Lead, kindly Light, amid the encircling gloom;
Lead thou me on!
The night is dark, and I am far from home;
Lead thou me on!
Keep thou my feet: I do not ask to see
The distant scene; one step enough for me.
Lead thou me on!
The night is dark, and I am far from home;
Lead thou me on!
Keep thou my feet: I do not ask to see
The distant scene; one step enough for me.
About This Quote
Newman wrote these lines in 1833 during a crisis on his return journey from the Mediterranean. While traveling from Sicily, he fell seriously ill with fever and, after recovering, was delayed at sea near the Strait of Bonifacio when his ship was becalmed in heavy fog. An Anglican clergyman at the time, he was wrestling with uncertainty about his future and vocation.

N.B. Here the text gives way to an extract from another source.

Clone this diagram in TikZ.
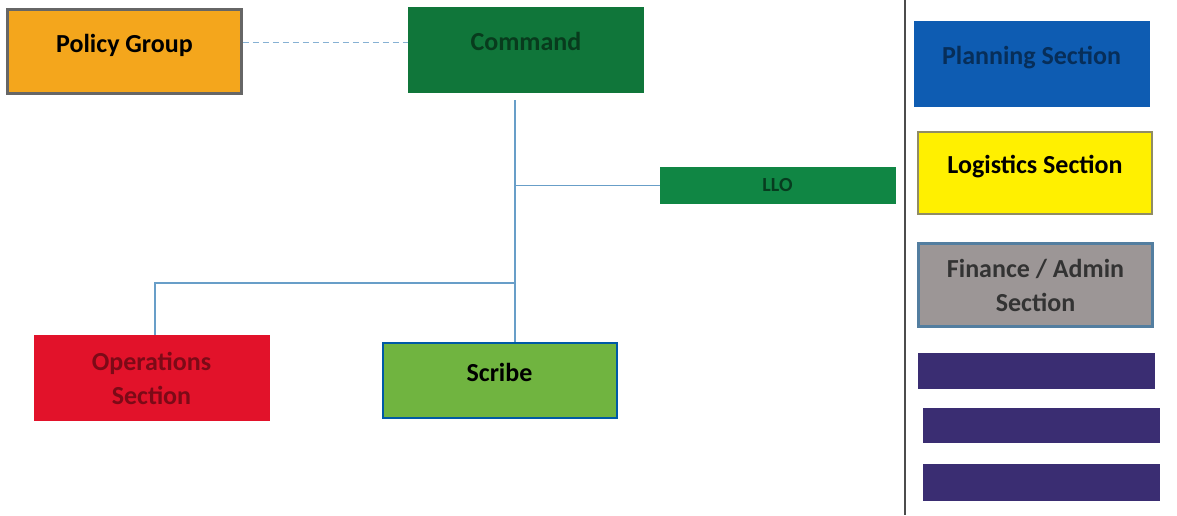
\documentclass[tikz,border=0pt]{standalone}
\usepackage{fontspec}
\setmainfont{Carlito}
\usepackage{tikz}
\usetikzlibrary{calc}
\definecolor{policyfill}{RGB}{244, 166, 28}
\definecolor{cmdgreen}{RGB}{16, 118, 58}
\definecolor{liogreen}{RGB}{16, 134, 68}
\definecolor{opsred}{RGB}{226, 18, 42}
\definecolor{scribegreen}{RGB}{112, 180, 64}
\definecolor{planblue}{RGB}{14, 92, 178}
\definecolor{logyellow}{RGB}{255, 240, 0}
\definecolor{fingray}{RGB}{156, 150, 150}
\definecolor{barpurple}{RGB}{58, 45, 114}
\definecolor{linkblue}{RGB}{104, 158, 200}

\begin{document}
\begin{tikzpicture}[x=0.5pt, y=-0.5pt,
    box/.style={minimum width=117pt, minimum height=42pt, inner sep=2pt,
      align=center, font=\fontsize{13}{17}\selectfont\bfseries, line width=1pt},
    lift/.style={text height=9pt, text depth=8.5pt},
    bar/.style={minimum width=118pt, minimum height=17.5pt, inner sep=0pt,
      fill=barpurple, draw=barpurple},
    link/.style={draw=linkblue, line width=0.9pt}]

  \useasboundingbox (0, 0) rectangle (1177, 515);

  % left side
  \node[box, lift, fill=policyfill, draw=gray!80!black, line width=1.4pt] (policy) at (124.5, 51.5) {Policy Group};
  \node[box, lift, fill=cmdgreen, draw=cmdgreen, text=black!50!cmdgreen] (command) at (526, 49.5) {Command};
  \node[box, minimum height=17.5pt, fill=liogreen, draw=liogreen, text=black!55!liogreen,
    font=\fontsize{10}{12}\selectfont\bfseries] (lio) at (777.5, 185.5) {LLO};
  \node[box, fill=opsred, draw=opsred, text=black!45!opsred] (ops) at (151.5, 378) {Operations\\Section};
  \node[box, lift, minimum height=37.5pt, fill=scribegreen, draw=teal!70!blue] (scribe) at (499.5, 380.5) {Scribe};

  \coordinate (trunk) at (515, 100);
  \coordinate (opsjoin) at (515, 283);

  \draw[link, linkblue!80, dashed, dash pattern=on 3pt off 2pt] ([yshift=4.5pt]policy.east) -- ([yshift=4.5pt]policy.east -| command.west);
  \draw[link] (trunk) -- (trunk |- scribe.north);
  \draw[link] (trunk |- lio.west) -- (lio.west);
  \draw[link] (opsjoin) -| ($(ops.north)+(3.5, 0)$);

  % right side
  \draw[gray!60!black, line width=1.2pt] (905, 0) -- (905, 515);

  \node[box, lift, fill=planblue, draw=planblue, text=black!50!planblue] (planning) at (1031.5, 63.5) {Planning Section};
  \node[box, lift, minimum height=41pt, fill=logyellow, draw=gray!70!olive, line width=1.2pt] (logistics) at (1035, 173) {Logistics Section};
  \node[box, minimum height=41.5pt, fill=fingray, draw=linkblue!80!black, line width=1.2pt, text=black!80] (finance) at (1035.5, 285) {Finance / Admin\\Section};
  \node[bar] (barA) at (1036.5, 370.5) {};
  \node[bar, minimum height=17pt] (barB) at (1041, 425) {};
  \node[bar, minimum height=18pt] (barC) at (1041, 482) {};
\end{tikzpicture}
\end{document}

The poem, later titled “The Pillar of the Cloud,” gives voice to that moment of physical vulnerability and spiritual disorientation, asking for divine guidance step by step rather than a full view of what lies ahead.
Interpretation
The “kindly Light” is a metaphor for God’s providential guidance—gentle (“kindly”) yet authoritative—amid “encircling gloom,” a world of limited sight and anxious uncertainty. The speaker’s request is deliberately modest: not a map of the future but enough illumination for the next faithful action (“one step enough for me”). The poem dramatizes a spiritual discipline of trust, surrendering the desire for control and foresight. Its enduring appeal lies in how it turns fear and disorientation into prayer, presenting faith not as certainty about outcomes but as willingness to proceed under partial light.
Variations
1) “Lead, Kindly Light, amid the encircling gloom, / Lead Thou me on!” (common capitalization variant in hymnals)
2) “Keep thou my feet; I do not ask to see / The distant scene—one step enough for me.” (punctuation/dash variant)
3) “The night is dark, and I am far from home: / Lead thou me on!” (colon vs semicolon variant)
Source
John Henry Newman, “The Pillar of the Cloud” (commonly known by its first line “Lead, Kindly Light”), written 1833.